§ **Task description**: Give back, exactly as written, the lines from the beginning of the listing through the one that contains "0.216, 0.215, 0.215, 0.215, 0.215];".

§ **Source material**:
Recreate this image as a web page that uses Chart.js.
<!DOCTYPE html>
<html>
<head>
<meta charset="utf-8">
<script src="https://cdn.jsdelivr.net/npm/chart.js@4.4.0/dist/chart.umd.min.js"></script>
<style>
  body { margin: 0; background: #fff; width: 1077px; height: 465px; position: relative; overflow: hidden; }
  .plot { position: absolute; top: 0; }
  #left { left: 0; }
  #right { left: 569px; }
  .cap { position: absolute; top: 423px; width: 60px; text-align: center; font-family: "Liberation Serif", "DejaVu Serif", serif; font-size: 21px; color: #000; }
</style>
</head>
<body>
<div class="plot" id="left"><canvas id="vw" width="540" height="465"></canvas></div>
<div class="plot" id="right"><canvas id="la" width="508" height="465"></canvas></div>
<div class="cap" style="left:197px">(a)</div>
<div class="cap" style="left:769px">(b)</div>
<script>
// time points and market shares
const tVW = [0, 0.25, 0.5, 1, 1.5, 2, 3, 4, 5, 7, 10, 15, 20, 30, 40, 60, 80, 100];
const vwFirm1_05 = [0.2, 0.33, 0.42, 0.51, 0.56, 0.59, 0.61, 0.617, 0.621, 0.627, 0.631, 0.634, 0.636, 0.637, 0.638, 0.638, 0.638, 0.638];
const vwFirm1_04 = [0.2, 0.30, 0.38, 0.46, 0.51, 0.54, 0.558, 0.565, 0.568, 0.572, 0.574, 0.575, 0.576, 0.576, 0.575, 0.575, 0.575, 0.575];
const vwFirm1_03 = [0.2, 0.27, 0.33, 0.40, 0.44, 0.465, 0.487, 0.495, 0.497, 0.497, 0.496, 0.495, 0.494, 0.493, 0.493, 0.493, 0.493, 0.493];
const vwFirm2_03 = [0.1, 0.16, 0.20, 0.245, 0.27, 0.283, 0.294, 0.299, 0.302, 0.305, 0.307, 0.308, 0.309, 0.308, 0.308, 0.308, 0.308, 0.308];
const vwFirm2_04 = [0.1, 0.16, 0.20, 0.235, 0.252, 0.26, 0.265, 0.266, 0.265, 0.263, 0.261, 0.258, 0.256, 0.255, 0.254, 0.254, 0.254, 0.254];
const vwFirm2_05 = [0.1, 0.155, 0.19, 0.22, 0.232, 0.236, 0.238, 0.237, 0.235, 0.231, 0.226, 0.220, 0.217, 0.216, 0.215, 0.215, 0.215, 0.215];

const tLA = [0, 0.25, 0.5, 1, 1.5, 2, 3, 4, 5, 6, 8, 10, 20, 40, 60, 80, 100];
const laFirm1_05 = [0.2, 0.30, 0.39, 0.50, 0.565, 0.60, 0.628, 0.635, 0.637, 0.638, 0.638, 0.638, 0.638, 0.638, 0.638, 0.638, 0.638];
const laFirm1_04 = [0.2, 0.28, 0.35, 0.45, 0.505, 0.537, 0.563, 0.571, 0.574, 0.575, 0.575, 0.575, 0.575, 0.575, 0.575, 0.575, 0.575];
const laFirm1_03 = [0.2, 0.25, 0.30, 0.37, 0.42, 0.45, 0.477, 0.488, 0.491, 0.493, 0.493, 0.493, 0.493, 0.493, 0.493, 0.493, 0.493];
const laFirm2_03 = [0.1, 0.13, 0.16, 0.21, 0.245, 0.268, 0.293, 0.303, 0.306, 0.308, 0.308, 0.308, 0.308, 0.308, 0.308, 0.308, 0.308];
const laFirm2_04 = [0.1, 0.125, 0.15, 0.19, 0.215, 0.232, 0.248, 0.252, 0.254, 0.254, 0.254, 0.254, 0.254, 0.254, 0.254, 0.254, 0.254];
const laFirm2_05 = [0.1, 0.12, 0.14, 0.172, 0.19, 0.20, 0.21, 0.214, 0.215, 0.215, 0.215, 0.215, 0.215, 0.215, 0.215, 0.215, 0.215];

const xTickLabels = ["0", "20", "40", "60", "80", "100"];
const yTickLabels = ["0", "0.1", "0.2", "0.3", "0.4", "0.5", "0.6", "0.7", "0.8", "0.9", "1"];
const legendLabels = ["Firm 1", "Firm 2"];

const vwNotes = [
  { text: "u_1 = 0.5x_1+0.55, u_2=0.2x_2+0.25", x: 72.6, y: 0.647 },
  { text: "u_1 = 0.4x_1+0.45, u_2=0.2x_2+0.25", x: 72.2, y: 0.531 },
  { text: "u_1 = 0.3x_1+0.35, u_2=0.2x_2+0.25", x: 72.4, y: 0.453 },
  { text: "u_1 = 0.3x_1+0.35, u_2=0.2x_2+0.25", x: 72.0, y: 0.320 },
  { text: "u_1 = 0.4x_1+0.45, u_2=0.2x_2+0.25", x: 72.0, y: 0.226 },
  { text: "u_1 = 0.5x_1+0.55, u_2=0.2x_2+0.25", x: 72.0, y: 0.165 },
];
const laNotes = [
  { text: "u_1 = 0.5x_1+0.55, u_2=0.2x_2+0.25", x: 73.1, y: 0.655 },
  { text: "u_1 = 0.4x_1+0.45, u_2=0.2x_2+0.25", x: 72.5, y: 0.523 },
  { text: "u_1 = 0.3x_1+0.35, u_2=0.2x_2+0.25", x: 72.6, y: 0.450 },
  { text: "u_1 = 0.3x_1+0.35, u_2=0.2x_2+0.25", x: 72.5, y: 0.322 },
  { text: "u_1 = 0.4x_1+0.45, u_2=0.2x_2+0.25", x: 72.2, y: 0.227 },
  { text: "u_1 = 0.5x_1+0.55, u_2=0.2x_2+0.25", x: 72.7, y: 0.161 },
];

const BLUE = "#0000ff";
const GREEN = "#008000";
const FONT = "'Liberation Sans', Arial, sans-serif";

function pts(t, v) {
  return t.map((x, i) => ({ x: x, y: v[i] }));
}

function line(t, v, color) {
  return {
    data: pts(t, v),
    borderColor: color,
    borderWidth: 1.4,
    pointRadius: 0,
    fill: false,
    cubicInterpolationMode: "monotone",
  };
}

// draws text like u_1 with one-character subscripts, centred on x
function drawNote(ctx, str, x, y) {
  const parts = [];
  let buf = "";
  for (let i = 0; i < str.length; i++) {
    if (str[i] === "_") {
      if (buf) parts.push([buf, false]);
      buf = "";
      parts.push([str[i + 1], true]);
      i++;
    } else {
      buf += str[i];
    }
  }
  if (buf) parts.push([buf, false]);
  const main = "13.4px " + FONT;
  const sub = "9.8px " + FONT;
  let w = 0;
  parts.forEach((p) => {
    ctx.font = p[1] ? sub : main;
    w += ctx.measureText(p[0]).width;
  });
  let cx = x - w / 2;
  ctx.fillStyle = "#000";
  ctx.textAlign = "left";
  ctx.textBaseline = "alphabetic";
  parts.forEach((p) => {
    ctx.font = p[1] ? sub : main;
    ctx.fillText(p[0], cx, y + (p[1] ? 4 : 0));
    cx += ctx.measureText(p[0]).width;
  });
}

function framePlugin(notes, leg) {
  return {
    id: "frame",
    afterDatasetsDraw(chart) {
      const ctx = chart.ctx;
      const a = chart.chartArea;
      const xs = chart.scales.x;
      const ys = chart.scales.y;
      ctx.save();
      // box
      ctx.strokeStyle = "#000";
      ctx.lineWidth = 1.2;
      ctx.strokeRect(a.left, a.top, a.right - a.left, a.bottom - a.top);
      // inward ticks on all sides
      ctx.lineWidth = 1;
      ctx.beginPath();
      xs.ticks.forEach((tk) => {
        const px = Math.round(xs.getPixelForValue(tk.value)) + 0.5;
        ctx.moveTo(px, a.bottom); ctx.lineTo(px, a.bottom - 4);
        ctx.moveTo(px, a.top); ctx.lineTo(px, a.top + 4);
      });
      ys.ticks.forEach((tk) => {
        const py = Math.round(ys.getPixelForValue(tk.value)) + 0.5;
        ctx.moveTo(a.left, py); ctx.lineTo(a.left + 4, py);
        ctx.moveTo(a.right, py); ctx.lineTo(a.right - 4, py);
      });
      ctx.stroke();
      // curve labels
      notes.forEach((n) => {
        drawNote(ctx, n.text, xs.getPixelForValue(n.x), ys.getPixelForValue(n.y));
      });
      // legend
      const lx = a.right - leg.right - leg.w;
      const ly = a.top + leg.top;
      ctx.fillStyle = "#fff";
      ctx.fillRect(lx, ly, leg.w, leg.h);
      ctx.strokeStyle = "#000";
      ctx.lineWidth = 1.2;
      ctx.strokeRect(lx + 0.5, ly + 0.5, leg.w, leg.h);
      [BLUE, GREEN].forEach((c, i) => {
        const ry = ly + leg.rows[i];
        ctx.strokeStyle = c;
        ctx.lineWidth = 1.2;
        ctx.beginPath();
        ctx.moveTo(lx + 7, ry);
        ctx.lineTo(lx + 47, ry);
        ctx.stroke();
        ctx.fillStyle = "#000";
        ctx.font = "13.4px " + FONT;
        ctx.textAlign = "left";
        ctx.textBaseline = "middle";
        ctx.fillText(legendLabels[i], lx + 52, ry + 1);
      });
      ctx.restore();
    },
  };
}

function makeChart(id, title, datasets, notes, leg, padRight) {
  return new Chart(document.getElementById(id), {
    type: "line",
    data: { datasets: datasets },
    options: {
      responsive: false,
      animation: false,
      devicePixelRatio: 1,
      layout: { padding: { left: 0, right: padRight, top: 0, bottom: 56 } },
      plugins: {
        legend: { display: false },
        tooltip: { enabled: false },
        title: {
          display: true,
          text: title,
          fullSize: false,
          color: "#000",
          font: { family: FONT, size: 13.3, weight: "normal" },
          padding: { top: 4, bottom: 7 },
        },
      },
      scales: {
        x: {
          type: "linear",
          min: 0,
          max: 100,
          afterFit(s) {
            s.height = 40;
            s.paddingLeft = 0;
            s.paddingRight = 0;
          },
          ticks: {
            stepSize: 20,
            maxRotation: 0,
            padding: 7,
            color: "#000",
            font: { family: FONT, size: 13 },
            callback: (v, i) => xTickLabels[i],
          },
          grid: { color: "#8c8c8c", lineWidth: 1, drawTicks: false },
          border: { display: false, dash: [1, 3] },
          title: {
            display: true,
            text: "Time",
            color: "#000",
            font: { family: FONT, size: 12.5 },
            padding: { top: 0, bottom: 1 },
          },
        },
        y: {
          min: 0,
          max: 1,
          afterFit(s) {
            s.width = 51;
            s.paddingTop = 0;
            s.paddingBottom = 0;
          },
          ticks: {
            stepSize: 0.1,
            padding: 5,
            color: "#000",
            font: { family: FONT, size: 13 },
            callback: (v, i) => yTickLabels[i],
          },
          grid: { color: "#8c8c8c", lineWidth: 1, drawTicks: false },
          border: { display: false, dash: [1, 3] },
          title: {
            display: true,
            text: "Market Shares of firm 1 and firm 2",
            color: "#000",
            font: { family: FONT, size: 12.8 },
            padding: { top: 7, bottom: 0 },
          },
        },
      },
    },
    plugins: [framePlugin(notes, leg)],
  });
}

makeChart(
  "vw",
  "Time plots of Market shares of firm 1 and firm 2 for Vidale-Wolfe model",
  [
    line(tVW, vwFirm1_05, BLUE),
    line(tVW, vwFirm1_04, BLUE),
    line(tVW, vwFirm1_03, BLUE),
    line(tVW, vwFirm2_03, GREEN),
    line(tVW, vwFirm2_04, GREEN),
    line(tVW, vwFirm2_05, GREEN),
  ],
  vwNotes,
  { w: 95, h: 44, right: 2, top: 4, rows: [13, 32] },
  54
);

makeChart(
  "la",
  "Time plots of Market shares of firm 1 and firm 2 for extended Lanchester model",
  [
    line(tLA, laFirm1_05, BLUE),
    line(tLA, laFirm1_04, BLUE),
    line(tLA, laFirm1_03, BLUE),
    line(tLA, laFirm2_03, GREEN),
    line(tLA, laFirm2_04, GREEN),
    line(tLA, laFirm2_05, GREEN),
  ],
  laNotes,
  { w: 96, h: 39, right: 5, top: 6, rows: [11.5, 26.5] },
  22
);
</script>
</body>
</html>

§ **Full output**:
Recreate this image as a web page that uses Chart.js.
<!DOCTYPE html>
<html>
<head>
<meta charset="utf-8">
<script src="https://cdn.jsdelivr.net/npm/chart.js@4.4.0/dist/chart.umd.min.js"></script>
<style>
  body { margin: 0; background: #fff; width: 1077px; height: 465px; position: relative; overflow: hidden; }
  .plot { position: absolute; top: 0; }
  #left { left: 0; }
  #right { left: 569px; }
  .cap { position: absolute; top: 423px; width: 60px; text-align: center; font-family: "Liberation Serif", "DejaVu Serif", serif; font-size: 21px; color: #000; }
</style>
</head>
<body>
<div class="plot" id="left"><canvas id="vw" width="540" height="465"></canvas></div>
<div class="plot" id="right"><canvas id="la" width="508" height="465"></canvas></div>
<div class="cap" style="left:197px">(a)</div>
<div class="cap" style="left:769px">(b)</div>
<script>
// time points and market shares
const tVW = [0, 0.25, 0.5, 1, 1.5, 2, 3, 4, 5, 7, 10, 15, 20, 30, 40, 60, 80, 100];
const vwFirm1_05 = [0.2, 0.33, 0.42, 0.51, 0.56, 0.59, 0.61, 0.617, 0.621, 0.627, 0.631, 0.634, 0.636, 0.637, 0.638, 0.638, 0.638, 0.638];
const vwFirm1_04 = [0.2, 0.30, 0.38, 0.46, 0.51, 0.54, 0.558, 0.565, 0.568, 0.572, 0.574, 0.575, 0.576, 0.576, 0.575, 0.575, 0.575, 0.575];
const vwFirm1_03 = [0.2, 0.27, 0.33, 0.40, 0.44, 0.465, 0.487, 0.495, 0.497, 0.497, 0.496, 0.495, 0.494, 0.493, 0.493, 0.493, 0.493, 0.493];
const vwFirm2_03 = [0.1, 0.16, 0.20, 0.245, 0.27, 0.283, 0.294, 0.299, 0.302, 0.305, 0.307, 0.308, 0.309, 0.308, 0.308, 0.308, 0.308, 0.308];
const vwFirm2_04 = [0.1, 0.16, 0.20, 0.235, 0.252, 0.26, 0.265, 0.266, 0.265, 0.263, 0.261, 0.258, 0.256, 0.255, 0.254, 0.254, 0.254, 0.254];
const vwFirm2_05 = [0.1, 0.155, 0.19, 0.22, 0.232, 0.236, 0.238, 0.237, 0.235, 0.231, 0.226, 0.220, 0.217, 0.216, 0.215, 0.215, 0.215, 0.215];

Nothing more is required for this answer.